Tetraperoxotitanates for High Capacity Direct Air Capture of Carbon Dioxide

Materials chemists play a strategic role towards achieving ambitious global climate goals, including removing legacy CO2 via direct air capture (DAC). Innovating diverse DAC materials will enable their effective use in varying conditions, and bring forth a better understanding of CO2 capture mechanisms. In our current contribution, we have synthesized a family of homoleptic alkali tetraperoxotitanate materials (generally formulated A4Ti(O2)4, A=Li, Na, K) and studied their DAC reactivity. Synthesis was achieved with inexpensive reagents, and >90% yields. We present the first single-crystal X-ray structures (five total) of A4Ti(O2)4 compounds, along with supplemental bulk characterization and computation.
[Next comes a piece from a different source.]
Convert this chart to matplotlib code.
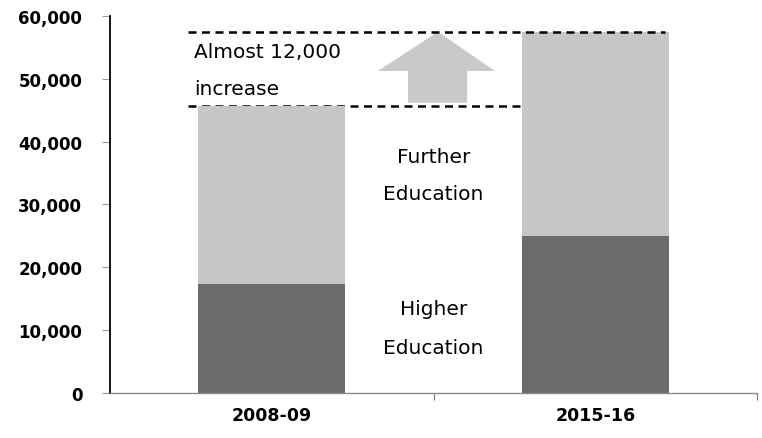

We compare their DAC behavior in simple ambient benchtop experiments, determining CO2 uptake by combustion analysis of post-capture materials. The K-analogue exhibited the most rapid and high capacity DAC, 8.17 mmol CO2/gram sorbent, translating to nearly 3 moles CO2 per mole Ti, and reaching near maximum capacity in under 10 days. The Li and Na analogues both exhibit delayed reactivity, but also with high DAC capacity (respectively 6.66 and 8.18 mmol CO2/gram sorbent). Characterization of the DAC products via scanning electron microscopy shows phase separation of alkali-rich and Ti-rich regions in core-shell morphologies for the Na and Li analogues, and this is discussed with respect to the role of the titanium vs the alkali in DAC. On the other hand, no phase separation was observed for the K-analogue. In situ monitoring detailed the early-stage CO2 capture behavior of the K-analogue, and it reaches ~50% of maximum capacity within one hour. The differentiating behavior of the K-analogue is attributed to its unique composition, containing four H2O2 lattice molecules in addition to the four O2- peroxide anions bonded to TiIV. While H2O2 (aq) alone does not exhibit CO2 chemisorption, the basic environment of the A4Ti(O2)4 lattice activates its rapid DAC, inspiring future exploration of peroxosolvate materials for DAC.